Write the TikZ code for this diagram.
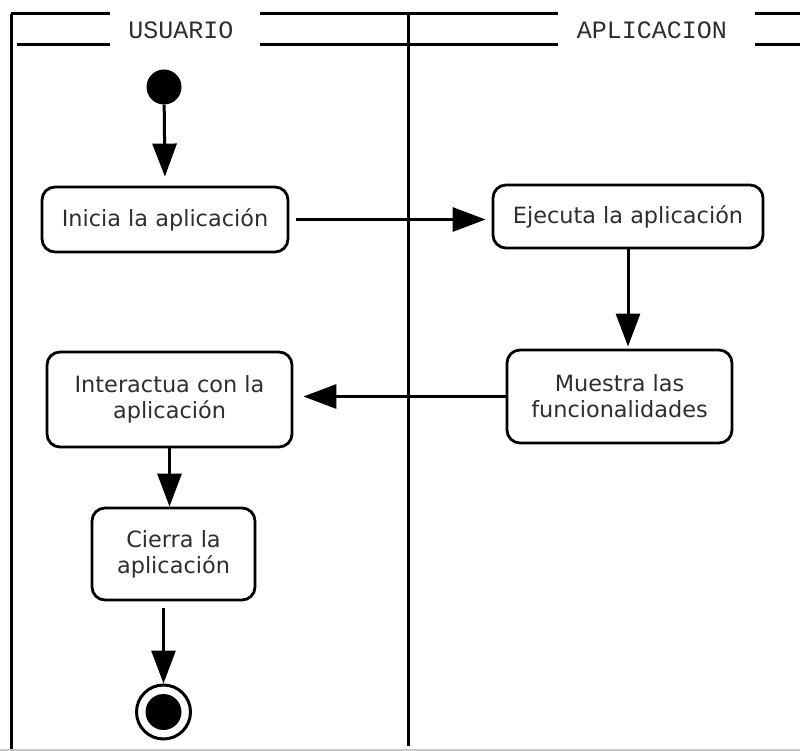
\documentclass[tikz,border=0pt]{standalone}
\usepackage{fontspec}
\setmainfont{DejaVu Sans}
\newfontfamily\lanefont{Liberation Mono}
\usetikzlibrary{arrows.meta}
\definecolor{inkgray}{HTML}{2E2E2E}
\tikzset{
  frame/.style={line width=3pt},
  lanetitle/.style={font=\lanefont\fontsize{25}{27}\selectfont, text=inkgray, inner sep=0pt},
  action/.style={draw, line width=2.8pt, rounded corners=13pt, inner sep=0pt,
    align=center, text=inkgray, font=\fontsize{22.4}{26}\selectfont},
  flow/.style={line width=3pt, -{Triangle[length=33pt,width=24pt]}},
  startdot/.style={circle, fill=black, minimum size=35pt, inner sep=0pt},
  enddot/.style={circle, draw, line width=3pt, minimum size=54pt, inner sep=0pt,
    path picture={\fill (path picture bounding box.center) circle (18pt);}}
}
\begin{document}
\begin{tikzpicture}[x=1pt,y=-1pt]
\useasboundingbox (0,0) rectangle (800,751);

% swimlane frame
\draw[gray!45, line width=2pt] (0,749.5) -- (800,749.5);
\draw[frame] (11,14) -- (11,749);
\draw[frame] (408,14) -- (408,746);
\draw[frame] (11,14) -- (110,14);
\draw[frame] (260,14) -- (558,14);
\draw[frame] (755,14) -- (800,14);
\draw[frame] (17,45) -- (110,45);
\draw[frame] (260,45) -- (558,45);
\draw[frame] (755,45) -- (800,45);
\node[lanetitle] (laneU) at (181,30) {USUARIO};
\node[lanetitle] (laneA) at (652,30) {APLICACION};

% activities
\node[startdot] (ini) at (164,87) {};
\node[action, minimum width=246pt, minimum height=65pt] (inicia) at (165,219.5) {Inicia la aplicación};
\node[action, minimum width=270pt, minimum height=63pt] (ejec) at (628,216.5) {Ejecuta la aplicación};
\node[action, minimum width=225pt, minimum height=93pt] (mues) at (619.5,396.5) {Muestra las\\funcionalidades};
\node[action, minimum width=245pt, minimum height=95pt] (inter) at (169.5,399.5) {Interactua con la\\aplicación};
\node[action, minimum width=163pt, minimum height=92pt] (cierra) at (173.5,554) {Cierra la\\aplicación};
\node[enddot] (fin) at (163.5,712) {};

% transitions
\draw[flow, shorten >=9pt] (ini) -- (inicia.north);
\draw[flow, shorten <=7pt, shorten >=6pt] (inicia.east) -- (inicia.east -| ejec.west);
\draw[flow, shorten >=2pt] (ejec.south) -- (ejec.south |- mues.north);
\draw[flow, shorten >=10pt] (mues.west) -- (mues.west -| inter.east);
\draw[flow] (inter.south) -- (inter.south |- cierra.north);
\draw[flow, shorten <=7pt] (cierra.south -| fin) -- (fin.north);
\end{tikzpicture}
\end{document}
------
*What is asked*: Starting at the top of the listing above, please restate word for word each line up to and including the one that holds "(laneA) at (652,30)", omitting every image.

*Solved exercise*:
Write the TikZ code for this diagram.
\documentclass[tikz,border=0pt]{standalone}
\usepackage{fontspec}
\setmainfont{DejaVu Sans}
\newfontfamily\lanefont{Liberation Mono}
\usetikzlibrary{arrows.meta}
\definecolor{inkgray}{HTML}{2E2E2E}
\tikzset{
  frame/.style={line width=3pt},
  lanetitle/.style={font=\lanefont\fontsize{25}{27}\selectfont, text=inkgray, inner sep=0pt},
  action/.style={draw, line width=2.8pt, rounded corners=13pt, inner sep=0pt,
    align=center, text=inkgray, font=\fontsize{22.4}{26}\selectfont},
  flow/.style={line width=3pt, -{Triangle[length=33pt,width=24pt]}},
  startdot/.style={circle, fill=black, minimum size=35pt, inner sep=0pt},
  enddot/.style={circle, draw, line width=3pt, minimum size=54pt, inner sep=0pt,
    path picture={\fill (path picture bounding box.center) circle (18pt);}}
}
\begin{document}
\begin{tikzpicture}[x=1pt,y=-1pt]
\useasboundingbox (0,0) rectangle (800,751);

% swimlane frame
\draw[gray!45, line width=2pt] (0,749.5) -- (800,749.5);
\draw[frame] (11,14) -- (11,749);
\draw[frame] (408,14) -- (408,746);
\draw[frame] (11,14) -- (110,14);
\draw[frame] (260,14) -- (558,14);
\draw[frame] (755,14) -- (800,14);
\draw[frame] (17,45) -- (110,45);
\draw[frame] (260,45) -- (558,45);
\draw[frame] (755,45) -- (800,45);
\node[lanetitle] (laneU) at (181,30) {USUARIO};
\node[lanetitle] (laneA) at (652,30) {APLICACION};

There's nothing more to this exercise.